Book a Flight to Lisbon
Lisbon is a relaxed city, full of friendly folk who make the effort to stop and talk.If you go sightseeing and do the typical tourism around the city, you will learn a lot about Lisbon history, hear the fascinating story of the earthquake in 1755 and see the effects of this disastrous events even though many beautiful and interesting monuments still remain.
Lisbon, Portugal and its history has been written about on so many pages, its monuments have been described in many different ways so that it gives you the feeling that time has never passed, not only because its architecture has been kept intact even though it was terribly hit by an earthquake in 1755, but also because the people themselves are patient and not in a hurry.
On flying into the airport and getting comfortably installed in your hotel, pull out your easy readable map and begin at the Plaza do Comercio, on the River Tagus. From there, you can go towards the water and the port or into the city to visit the austere church and the history opening up before your eyes. So now it is about time that someone gave curious knowledge seekers a curious view of Lisbon.
The Praca do Comercio sits at the edge of the waterfront. The pretty square attracts the pigeons en masse and looks up to a magnificent archway. The perimeter is laced with retail stores; busy shoppers dart from one to the other, seeking their bargains.
The square provides a focal point for much of the local community. The folk gather and exchange conversation whilst children dance and play, adding to the general din. The delightful smell of cooking emanates from the surrounding restaurants and drifts enticingly across the square, inducing your hunger.
Opened in 1901, the Elevador de Santa Justa is an outdoor cast-iron lift. Catering exclusively for those with a head for heights, the elevator provides unparalleled views of the streets beneath. The tiny people below scurry around the busy backstreets, all with somewhere to go.
East of the city, Alfama is a legacy of Moorish times, retaining much of the old architecture. Following Christian victory in the religious wars, the Romanesque cathedral was built on the site of a mosque in 1147.
Everywhere you go, you are surrounded by music. In the streets you can hear the music from the birds, when shopping the piped in music accompanies you, so why not delve into the music which is so typical of Portugal and in particular, Lisbon with the Fado.
Discover Lisbon’s Heart – Fado
Fado, which means destiny, is thought to have come from the nostalgic ballads sung on long journeys or from the Lundum songs of the black slaves from Brazil. It was usually sung in brothels or not very recommendable pubs because its lyrics talked about inner forbidden passions. But thanks to Amalia Rodrigues, who has been compared to such well known singer like Ella Fitzgerald or Edith Piaf, the Fado has become internationally known.

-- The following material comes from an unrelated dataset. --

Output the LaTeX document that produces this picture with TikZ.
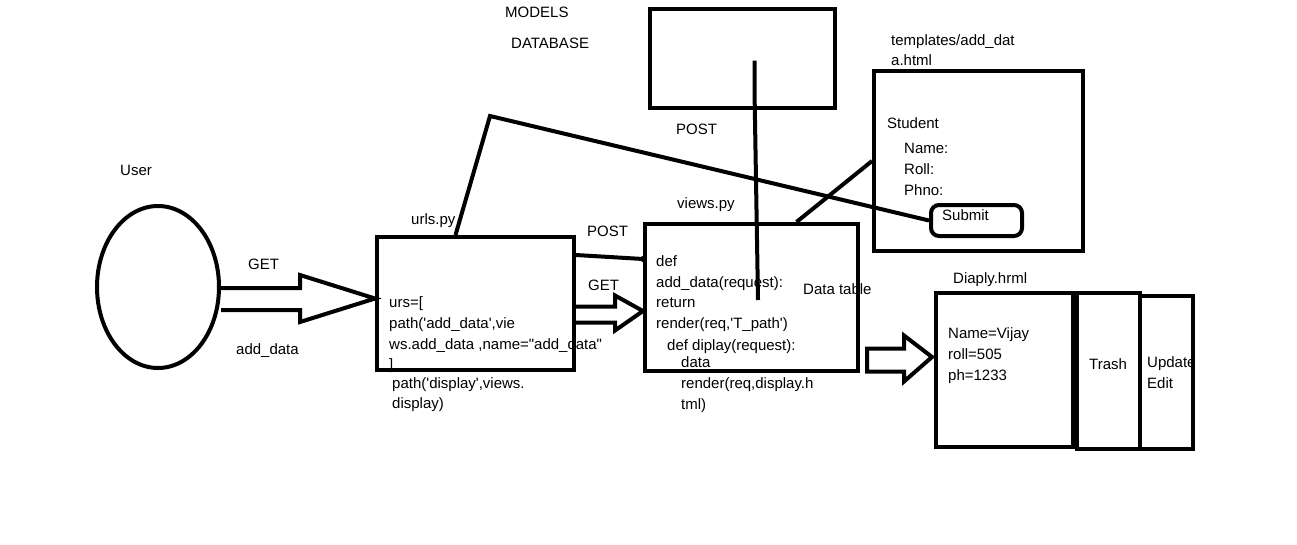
\documentclass[tikz,border=0pt]{standalone}
\usepackage{fontspec}
\setmainfont{Liberation Sans}
\usetikzlibrary{calc,shapes.geometric}
\newcommand{\sq}{\textquotesingle}
\newcommand{\dq}{\textquotedbl}

\tikzset{
  lbl/.style={anchor=base west,inner sep=0pt,font=\fontsize{15}{18}\selectfont},
  box/.style={draw,line width=4pt,inner sep=0pt},
  wire/.style={line width=4pt},
}

\begin{document}
\begin{tikzpicture}[x=1pt,y=-1pt]
\useasboundingbox[fill=white] (0,0) rectangle (1297,544);

% models / database
\node[lbl] (models) at (505,17) {MODELS};
\node[lbl] (dbname) at (511,48) {DATABASE};
\node[box,minimum width=185pt,minimum height=99pt] (db) at (742.5,58.5) {};
\node[lbl] (postdb) at (676,134) {POST};

% user
\node[lbl] (username) at (120,175) {User};
\node[draw,ellipse,line width=4pt,minimum width=122pt,minimum height=162pt] (user) at (158,287) {};
\node[lbl] (getu) at (248,269) {GET};
\node[lbl] (adddata) at (236,354) {add\_data};

% urls.py
\node[lbl] (urlsname) at (411,224) {urls.py};
\node[lbl] at (389,307) {urs=[};
\node[lbl] at (389,328) {path(\sq add\_data\sq,vie};
\node[lbl] at (389,349) {ws.add\_data ,name=\dq add\_data\dq};
\node[lbl] at (389,369) {]};
\node[lbl] at (392,388) {path(\sq display\sq,views.};
\node[lbl] at (392,408) {display)};
\node[box,minimum width=197pt,minimum height=133pt] (urls) at (475.5,303.5) {};

% views.py
\node[lbl] (postv) at (587,236) {POST};
\node[lbl] (getv) at (588,290) {GET};
\node[lbl] (viewsname) at (677,208) {views.py};
\node[lbl] at (656,266) {def};
\node[lbl] at (656,287) {add\_data(request):};
\node[lbl] at (656,307) {return};
\node[lbl] at (656,328) {render(req,\sq T\_path\sq)};
\node[lbl] at (667,350) {def diplay(request):};
\node[lbl] at (681,367) {data};
\node[lbl] at (681,388) {render(req,display.h};
\node[lbl] at (681,409) {tml)};
\node[lbl] (dtable) at (803,294) {Data table};
\node[box,minimum width=213pt,minimum height=147pt] (views) at (751.5,297.5) {};

% templates/add_data.html
\node[lbl] (tmplname) at (891,45) {templates/add\_dat};
\node[lbl] at (891,65) {a.html};
\node[lbl] at (887,128) {Student};
\node[lbl] at (904,153) {Name:};
\node[lbl] at (904,174) {Roll:};
\node[lbl] at (904,195) {Phno:};
\node[box,minimum width=209pt,minimum height=180pt] (tmpl) at (978.5,161) {};
\node[draw,line width=4pt,rounded corners=8pt,minimum width=91pt,minimum height=31pt] (submit) at (976.5,220.5) {};
\node[lbl] at (942,220) {Submit};

% Diaply.hrml
\node[lbl] (dispname) at (953,283) {Diaply.hrml};
\node[lbl] at (948,338) {Name=Vijay};
\node[lbl] at (948,359) {roll=505};
\node[lbl] at (948,380) {ph=1233};
\node[box,minimum width=137pt,minimum height=154pt] (disp) at (1004.5,370) {};
\node[lbl] at (1089,369) {Trash};
\node[box,minimum width=63pt,minimum height=156pt] (trash) at (1108.5,371) {};
\node[lbl] at (1147,367) {Update};
\node[lbl] at (1147,388) {Edit};
\node[box,minimum width=53pt,minimum height=153pt] (upd) at (1166.5,372.5) {};

% connectors
\coordinate (bend) at (490,116);
\draw[wire] ($(urls.north)+(-20,0)$) -- (bend) -- (submit.west);
\draw[wire] ($(views.north)+(45,0)$) -- (tmpl.west);
\coordinate (dbend) at (758,300);
\draw[wire] ($(db.center)+(12,2)$) -- ++(0,30) -- (dbend);
\draw[wire] ($(urls.north east)+(0,20)$) -- ($(views.north west)+(0,37)$);
\fill ($(views.north west)+(0,37)$) circle (3pt);

% block arrows
\draw[wire,line join=miter] ($(user.east)+(0,1)$) -- ++(79,0) -- ++(0,-13) -- ($(urls.west)+(0,-5)$)
  -- ($(user.east)+(79,35)$) -- ++(0,-12) -- ++(-79,0);
\draw[wire,line join=miter] ($(urls.east)+(0,3)$) -- ++(39,0) -- ++(0,-11) -- ($(views.west)+(0,13.5)$)
  -- ($(urls.east)+(39,27)$) -- ++(0,-8) -- ++(-39,0);
\draw[wire,line join=miter] ($(views.east)+(7,51)$) -- ++(37,0) -- ++(0,-13) -- ($(disp.west)+(-2,-13)$)
  -- ($(views.east)+(44,84)$) -- ++(0,-10) -- ++(-37,0) -- cycle;
\end{tikzpicture}
\end{document}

Amalia used poems from the greatest Portuguese poets, starting from the anthology of medieval music up to now, wearing the classical dress and black shawl to add the finishing touch. The Fado, initially accompanied by the classical guitar and by the twelve string lute and sometimes by the saxophone, is an intense sound with so much feeling behind it. Who would pass up the opportunity to spend a night lit by candlelight, soaking up history through music?
So other than monuments, you can see that a good glass of wine and Fado music can make your trip to Lisbon a memorable one.